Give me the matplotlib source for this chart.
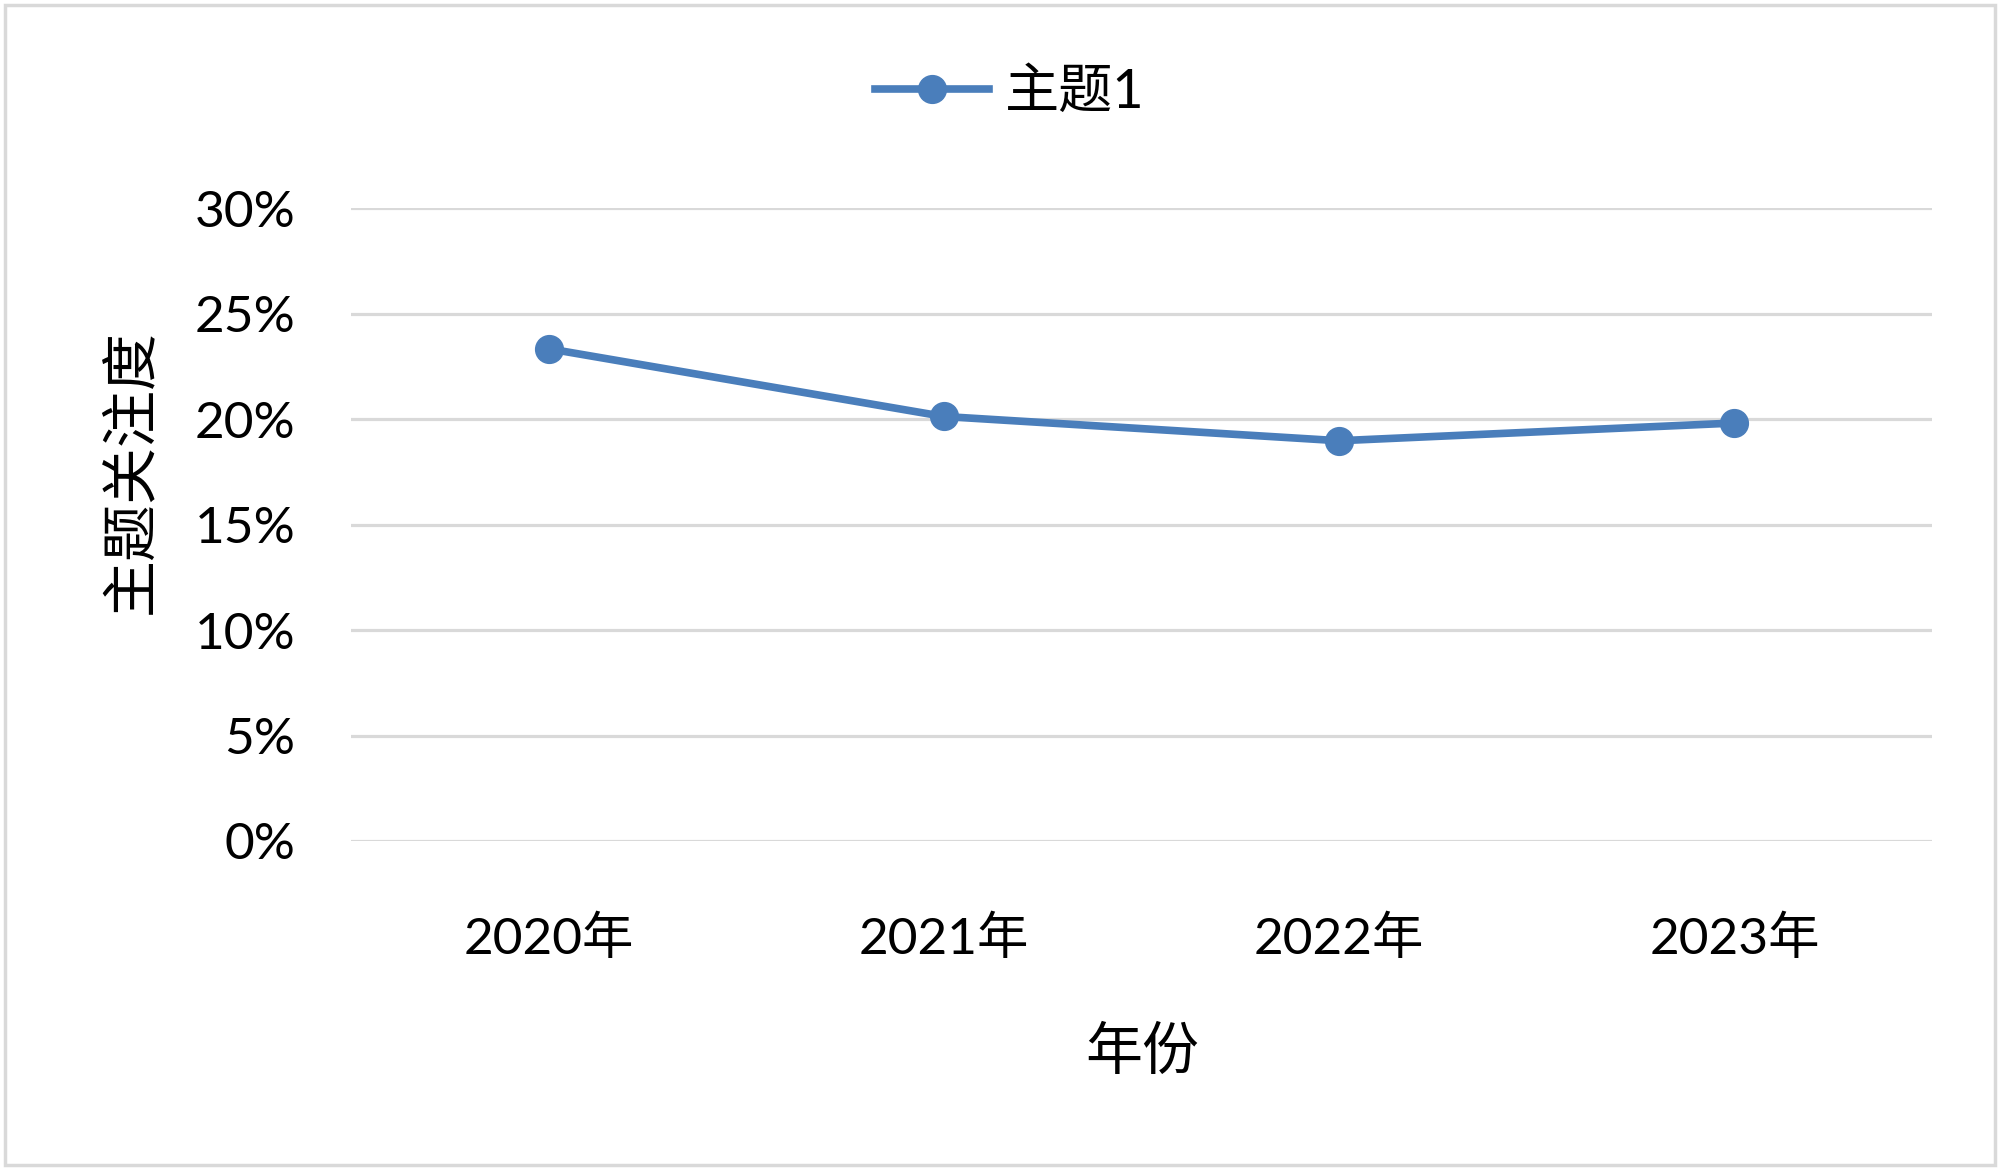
import matplotlib
matplotlib.use("Agg")
import matplotlib.pyplot as plt
from matplotlib.patches import Rectangle
from matplotlib.ticker import PercentFormatter

plt.rcParams['font.family'] = ['Lato', 'Noto Sans CJK SC', 'DejaVu Sans']

years = ['2020年', '2021年', '2022年', '2023年']
topic1 = [0.2333, 0.2012, 0.1897, 0.1981]
yticks = [0, 0.05, 0.10, 0.15, 0.20, 0.25, 0.30]

blue = '#4A7EBB'
grid_gray = '#D9D9D9'

fig = plt.figure(figsize=(20, 11.7), dpi=100)
ax = fig.add_axes([0.1755, 0.2812, 0.966 - 0.1755, 0.8222 - 0.2812])

x = range(len(years))
ax.plot(x, topic1, color=blue, lw=5.5, marker='o', ms=20,
        markerfacecolor=blue, markeredgecolor=blue, label='主题1',
        solid_joinstyle='round', zorder=3)

ax.set_xlim(-0.5, len(years) - 0.5)
ax.set_ylim(0, 0.30)
ax.set_yticks(yticks)
ax.yaxis.set_major_formatter(PercentFormatter(1.0, decimals=0))
ax.set_xticks(list(x))
ax.set_xticklabels(years)
ax.grid(axis='y', color=grid_gray, lw=2.3)
ax.set_axisbelow(True)
for s in ax.spines.values():
    s.set_visible(False)
ax.tick_params(axis='both', length=0, labelsize=37, colors='black')
ax.tick_params(axis='y', pad=40)
ax.tick_params(axis='x', pad=54)

fig.text(0.571, 1 - 1052 / 1170, '年份', ha='center', va='center', fontsize=41)
fig.text(0.0655, 1 - 472 / 1170, '主题关注度', ha='center', va='center',
         rotation=90, fontsize=41)

fig.legend(loc='center', bbox_to_anchor=(0.505, 1 - 92 / 1170), frameon=False,
           fontsize=39, handlelength=2.1, handletextpad=0.3)

# light outer frame like the chart area border
fig.patches.append(Rectangle((0.0025, 0.004), 0.995, 0.992, transform=fig.transFigure,
                             fill=False, edgecolor=grid_gray, lw=2.5))

fig.savefig('out.png', dpi=100, facecolor='white')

::::::

Keep every word of the data as it is when you write it out, but drop the pictures.

(Expected answer):
Give me the matplotlib source for this chart.
import matplotlib
matplotlib.use("Agg")
import matplotlib.pyplot as plt
from matplotlib.patches import Rectangle
from matplotlib.ticker import PercentFormatter

plt.rcParams['font.family'] = ['Lato', 'Noto Sans CJK SC', 'DejaVu Sans']

years = ['2020年', '2021年', '2022年', '2023年']
topic1 = [0.2333, 0.2012, 0.1897, 0.1981]
yticks = [0, 0.05, 0.10, 0.15, 0.20, 0.25, 0.30]

blue = '#4A7EBB'
grid_gray = '#D9D9D9'

fig = plt.figure(figsize=(20, 11.7), dpi=100)
ax = fig.add_axes([0.1755, 0.2812, 0.966 - 0.1755, 0.8222 - 0.2812])

x = range(len(years))
ax.plot(x, topic1, color=blue, lw=5.5, marker='o', ms=20,
        markerfacecolor=blue, markeredgecolor=blue, label='主题1',
        solid_joinstyle='round', zorder=3)

ax.set_xlim(-0.5, len(years) - 0.5)
ax.set_ylim(0, 0.30)
ax.set_yticks(yticks)
ax.yaxis.set_major_formatter(PercentFormatter(1.0, decimals=0))
ax.set_xticks(list(x))
ax.set_xticklabels(years)
ax.grid(axis='y', color=grid_gray, lw=2.3)
ax.set_axisbelow(True)
for s in ax.spines.values():
    s.set_visible(False)
ax.tick_params(axis='both', length=0, labelsize=37, colors='black')
ax.tick_params(axis='y', pad=40)
ax.tick_params(axis='x', pad=54)

fig.text(0.571, 1 - 1052 / 1170, '年份', ha='center', va='center', fontsize=41)
fig.text(0.0655, 1 - 472 / 1170, '主题关注度', ha='center', va='center',
         rotation=90, fontsize=41)

fig.legend(loc='center', bbox_to_anchor=(0.505, 1 - 92 / 1170), frameon=False,
           fontsize=39, handlelength=2.1, handletextpad=0.3)

# light outer frame like the chart area border
fig.patches.append(Rectangle((0.0025, 0.004), 0.995, 0.992, transform=fig.transFigure,
                             fill=False, edgecolor=grid_gray, lw=2.5))

fig.savefig('out.png', dpi=100, facecolor='white')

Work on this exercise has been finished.